As we were reminded while watching the Olympics in Rio de Janeiro this summer, nearly every event involves one or more qualifying rounds. Each athlete or team has to be successful in qualifying in order to move onto the next round, and eventually, strive for the gold. While it might be a bit of a stretch, one could apply a similar analogy to IoT product development, with Thread certification being one of many events a product needs to "win" to make it to market.
From its inception, the Thread Group has held a rigorous testing and certification program (an Olympics, of sorts) as a cornerstone of delivering products that connect effortlessly, reliably and securely.
In its effort to drive adoption of the Thread networking protocol in the places where we live and work, the Thread Group this week opened its test tools and test lab to its members. In support of this "semi-final" round, the Thread Group announced that ARM, NXP and Silicon Labs have released the first conforming stacks that have successfully passed testing based on the Thread 1.1 technical specification and are now undergoing interoperability evaluation to achieve the Gold medal - the Thread certification logo.
As the final round approaches and certification is in sight, developers, retailers and consumers alike can feel confident that solutions featuring the Thread Certified Component or Built on Thread mark provide a solid; secure networking foundation to usher in a new era of connected products.
We asked The Thread Group's Certification Director, Tom Sciorilli to share more details about this announcement and how it will benefit our members and the industry:
Q: What does this announcement really mean?
A: This announcement means that the independent test house, UL, is open for initial product testing to help members build confidence that their solution will meet the ultimate certification goal of ensuring Thread-based products work together seamlessly and securely out of the box. All members may now submit their product to UL for debug and testing.
Q: Please tell us more about the test resources and what value each provides?
A: Availability of the test tools and opening of the test lab is the final milestone on the path towards offering Thread product certification. Since releasing the Thread 1.0 technical specification in July 2015, the Thread Group's engineering team has worked tirelessly to evolve and mature the specification to a 1.1 release, adding critical channel agility and master key change capabilities, plus enhancing core foundational operation to make Thread networks even more secure and robust. The 1.1 specification is the standard against which all Thread-enabled products will be evaluated to achieve certification.
In concert with the specification, Thread Group has defined a reference test bed comprised of Thread stacks developed by ARM, NXP and Silicon Labs. This test bed comprises the set of reference implementations against which all Thread products shall be tested for achieving certification. The test bed is used to execute a comprehensive test suite that has been vetted for coverage by Thread experts.
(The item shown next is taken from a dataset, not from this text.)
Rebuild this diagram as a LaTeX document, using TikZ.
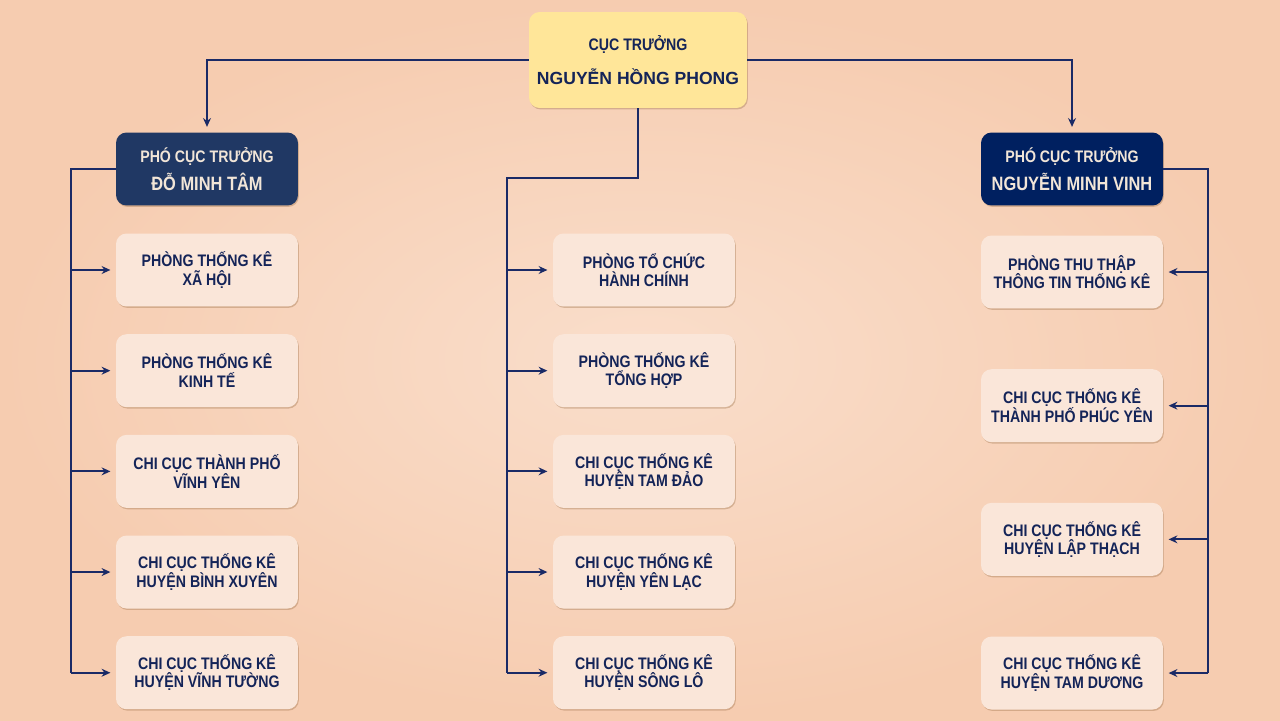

To make a repeatable and efficient certification test process, Thread Group built an automated test platform which directs all test bed devices in the performance of each test, collects all the test output data, and analyzes the output data for correctness.
To help members progress through their own rounds of "qualification" for certification, the reference test bed and automated test platform are available for all Contributor and Sponsor members to acquire, set up and run internal debug/validation testing in their own environment. Members who don't have the resources or desire to use the test environment internally are welcome to book time at UL to accomplish the same debug/validation work, but with UL's resources and assistance.
The early testing involves exercising a Thread product against one or more reference stack implementations in a single-vendor test environment, e.g., a single vendor's device is used exclusively in a full pre-certification test run. Testing using a single reference stack provides substantial Thread specification conformance coverage, while testing with more than one reference stack provides excellent insight into the looming challenges of passing the multi-stack interoperability certification testing.
Q: Will companies receive a certification logo at this phase?
A: No, just like in the semi-finals of the Olympics, no medal or logo is given out until completing the final round of the certification program.
Q: So, why should companies put their effort into testing before the certification program is live?
Companies developing their own Thread stacks or those using the lead validated stacks for their product can use the Thread test environment to start evaluating the robustness of their product. Once product certification is released, they will be highly confident of having a short path to certification, and market launch.
Q: What happens if companies and their products successfully complete the Thread certification program? When do you expect to see Thread-certified products in the market?
A: Products, which successfully complete the certification program, receive the Thread certification logo. Thread is planning to open certification testing by the end of 2016, and we could see certified products in the market as early as CES 2017.
Q: Why is interoperability testing so critical for product manufacturers?
A: Manufacturers are very good at testing their own devices thoroughly within their own environment, but the ability to test their device against the sea of other manufacturers' devices is a tightrope between coverage and cost effectiveness. In a perfect world, a new device would be tested exhaustively and repeatedly against every other Thread device on the market. Thread certification aims to provide substantially similar coverage to its members within reasonable cost and time.